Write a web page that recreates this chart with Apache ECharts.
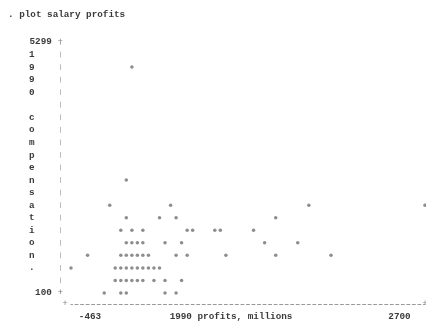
<!DOCTYPE html>
<html><head><meta charset="utf-8">
<script src="https://cdn.jsdelivr.net/npm/echarts@6/dist/echarts.min.js"></script>
<style>html,body{margin:0;padding:0;background:#fff}#c{width:426px;height:325px}</style>
</head><body><div id="c"></div>
<script>
const titleText = '. plot salary profits';
const yTitle = '1990 compensation.';
const xTitle = '1990 profits, millions';
const xTicks = [-463, 2700];
const yTicks = [100, 5299];
const profits = [
  81,
  31,
  -117, 427, 1662, 2700,
  31, 328, 476, 1366,
  -18, 81, 179, 575, 624, 822, 871, 1168,
  31, 81, 130, 179, 377, 525, 1267, 1563,
  -315, -18, 31, 81, 130, 179, 229, 476, 575, 921, 1366, 1860,
  -463, -68, -18, 31, 81, 130, 179, 229, 278, 328,
  -68, -18, 31, 81, 130, 179, 278, 377, 525,
  -166, -18, 31, 377, 476
];
const salary = [
  4779,
  2440,
  1920, 1920, 1920, 1920,
  1660, 1660, 1660, 1660,
  1400, 1400, 1400, 1400, 1400, 1400, 1400, 1400,
  1140, 1140, 1140, 1140, 1140, 1140, 1140, 1140,
  880, 880, 880, 880, 880, 880, 880, 880, 880, 880, 880, 880,
  620, 620, 620, 620, 620, 620, 620, 620, 620, 620,
  360, 360, 360, 360, 360, 360, 360, 360, 360,
  100, 100, 100, 100, 100
];

const MONO = '"Liberation Mono", "DejaVu Sans Mono", monospace';
const FS = 9.3;
const TXT = '#3a3a3a';
const pts = profits.map((p, i) => [p, salary[i]]);

const chart = echarts.init(document.getElementById('c'), null, {renderer: 'canvas'});
chart.setOption({
  backgroundColor: '#fff',
  animation: false,
  title: {
    text: titleText, left: 8, top: 10, padding: 0,
    textStyle: {fontFamily: MONO, fontSize: FS, fontWeight: 'bold', color: TXT}
  },
  grid: {left: 71, right: 1, top: 42, bottom: 32, containLabel: false, outerBoundsMode: 'none'},
  xAxis: {
    type: 'value', min: xTicks[0], max: xTicks[1], offset: 11,
    splitLine: {show: false}, axisTick: {show: false},
    axisLine: {show: true, onZero: false, lineStyle: {color: '#999', width: 1, type: [3, 2.53], dashOffset: 1.5}},
    axisLabel: {
      margin: 8, showMinLabel: true, showMaxLabel: true,
      fontFamily: MONO, fontSize: FS, fontWeight: 'bold', color: TXT,
      formatter: v => v === xTicks[0] ? '{mn|' + v + '}' : (v === xTicks[1] ? '{mx|' + v + '}' : ''),
      rich: {
        mn: {fontFamily: MONO, fontSize: FS, fontWeight: 'bold', color: TXT, padding: [0, 0, 0, 38]},
        mx: {fontFamily: MONO, fontSize: FS, fontWeight: 'bold', color: TXT, padding: [0, 51, 0, 0]}
      }
    },
    name: xTitle, nameLocation: 'middle', nameGap: 8, nameMoveOverlap: false,
    nameTextStyle: {fontFamily: MONO, fontSize: FS, fontWeight: 'bold', color: TXT, padding: [0, 34, 0, 0], verticalAlign: 'top'}
  },
  yAxis: {
    type: 'value', min: yTicks[0], max: yTicks[1], offset: 11,
    splitLine: {show: false}, axisTick: {show: false},
    axisLine: {show: true, onZero: false, lineStyle: {color: '#bbb', width: 1, type: [5, 7.55], dashOffset: 2.5}},
    axisLabel: {
      margin: -3, showMinLabel: true, showMaxLabel: true,
      fontFamily: MONO, fontSize: FS, fontWeight: 'bold', color: TXT,
      formatter: v => yTicks.includes(v) ? '{v|' + v + '} {p|+}' : '',
      rich: {
        v: {fontFamily: MONO, fontSize: FS, fontWeight: 'bold', color: TXT},
        p: {fontFamily: MONO, fontSize: FS, fontWeight: 'normal', color: '#888'}
      }
    }
  },
  graphic: [
    {type: 'text', left: 29, top: 48.5, silent: true,
     style: {text: yTitle.split('').join('\n'), fontFamily: MONO, fontSize: FS, fontWeight: 'bold',
             fill: TXT, lineHeight: 12.55}},
    {type: 'text', x: 65, y: 304, silent: true,
     style: {text: '+', fontFamily: MONO, fontSize: FS, fill: '#888', align: 'center', verticalAlign: 'middle'}},
    {type: 'text', x: 425, y: 304, silent: true,
     style: {text: '+', fontFamily: MONO, fontSize: FS, fill: '#888', align: 'center', verticalAlign: 'middle'}}
  ],
  series: [{
    type: 'scatter', data: pts, symbol: 'circle', symbolSize: 3.5, clip: false,
    itemStyle: {color: '#707070'}
  }]
});
</script>
</body></html>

> GIVEN PROBLEM
Transcribe the material exactly, and leave out whatever pictures it holds.

> FINISHED EXERCISE
Write a web page that recreates this chart with Apache ECharts.
<!DOCTYPE html>
<html><head><meta charset="utf-8">
<script src="https://cdn.jsdelivr.net/npm/echarts@6/dist/echarts.min.js"></script>
<style>html,body{margin:0;padding:0;background:#fff}#c{width:426px;height:325px}</style>
</head><body><div id="c"></div>
<script>
const titleText = '. plot salary profits';
const yTitle = '1990 compensation.';
const xTitle = '1990 profits, millions';
const xTicks = [-463, 2700];
const yTicks = [100, 5299];
const profits = [
  81,
  31,
  -117, 427, 1662, 2700,
  31, 328, 476, 1366,
  -18, 81, 179, 575, 624, 822, 871, 1168,
  31, 81, 130, 179, 377, 525, 1267, 1563,
  -315, -18, 31, 81, 130, 179, 229, 476, 575, 921, 1366, 1860,
  -463, -68, -18, 31, 81, 130, 179, 229, 278, 328,
  -68, -18, 31, 81, 130, 179, 278, 377, 525,
  -166, -18, 31, 377, 476
];
const salary = [
  4779,
  2440,
  1920, 1920, 1920, 1920,
  1660, 1660, 1660, 1660,
  1400, 1400, 1400, 1400, 1400, 1400, 1400, 1400,
  1140, 1140, 1140, 1140, 1140, 1140, 1140, 1140,
  880, 880, 880, 880, 880, 880, 880, 880, 880, 880, 880, 880,
  620, 620, 620, 620, 620, 620, 620, 620, 620, 620,
  360, 360, 360, 360, 360, 360, 360, 360, 360,
  100, 100, 100, 100, 100
];

const MONO = '"Liberation Mono", "DejaVu Sans Mono", monospace';
const FS = 9.3;
const TXT = '#3a3a3a';
const pts = profits.map((p, i) => [p, salary[i]]);

const chart = echarts.init(document.getElementById('c'), null, {renderer: 'canvas'});
chart.setOption({
  backgroundColor: '#fff',
  animation: false,
  title: {
    text: titleText, left: 8, top: 10, padding: 0,
    textStyle: {fontFamily: MONO, fontSize: FS, fontWeight: 'bold', color: TXT}
  },
  grid: {left: 71, right: 1, top: 42, bottom: 32, containLabel: false, outerBoundsMode: 'none'},
  xAxis: {
    type: 'value', min: xTicks[0], max: xTicks[1], offset: 11,
    splitLine: {show: false}, axisTick: {show: false},
    axisLine: {show: true, onZero: false, lineStyle: {color: '#999', width: 1, type: [3, 2.53], dashOffset: 1.5}},
    axisLabel: {
      margin: 8, showMinLabel: true, showMaxLabel: true,
      fontFamily: MONO, fontSize: FS, fontWeight: 'bold', color: TXT,
      formatter: v => v === xTicks[0] ? '{mn|' + v + '}' : (v === xTicks[1] ? '{mx|' + v + '}' : ''),
      rich: {
        mn: {fontFamily: MONO, fontSize: FS, fontWeight: 'bold', color: TXT, padding: [0, 0, 0, 38]},
        mx: {fontFamily: MONO, fontSize: FS, fontWeight: 'bold', color: TXT, padding: [0, 51, 0, 0]}
      }
    },
    name: xTitle, nameLocation: 'middle', nameGap: 8, nameMoveOverlap: false,
    nameTextStyle: {fontFamily: MONO, fontSize: FS, fontWeight: 'bold', color: TXT, padding: [0, 34, 0, 0], verticalAlign: 'top'}
  },
  yAxis: {
    type: 'value', min: yTicks[0], max: yTicks[1], offset: 11,
    splitLine: {show: false}, axisTick: {show: false},
    axisLine: {show: true, onZero: false, lineStyle: {color: '#bbb', width: 1, type: [5, 7.55], dashOffset: 2.5}},
    axisLabel: {
      margin: -3, showMinLabel: true, showMaxLabel: true,
      fontFamily: MONO, fontSize: FS, fontWeight: 'bold', color: TXT,
      formatter: v => yTicks.includes(v) ? '{v|' + v + '} {p|+}' : '',
      rich: {
        v: {fontFamily: MONO, fontSize: FS, fontWeight: 'bold', color: TXT},
        p: {fontFamily: MONO, fontSize: FS, fontWeight: 'normal', color: '#888'}
      }
    }
  },
  graphic: [
    {type: 'text', left: 29, top: 48.5, silent: true,
     style: {text: yTitle.split('').join('\n'), fontFamily: MONO, fontSize: FS, fontWeight: 'bold',
             fill: TXT, lineHeight: 12.55}},
    {type: 'text', x: 65, y: 304, silent: true,
     style: {text: '+', fontFamily: MONO, fontSize: FS, fill: '#888', align: 'center', verticalAlign: 'middle'}},
    {type: 'text', x: 425, y: 304, silent: true,
     style: {text: '+', fontFamily: MONO, fontSize: FS, fill: '#888', align: 'center', verticalAlign: 'middle'}}
  ],
  series: [{
    type: 'scatter', data: pts, symbol: 'circle', symbolSize: 3.5, clip: false,
    itemStyle: {color: '#707070'}
  }]
});
</script>
</body></html>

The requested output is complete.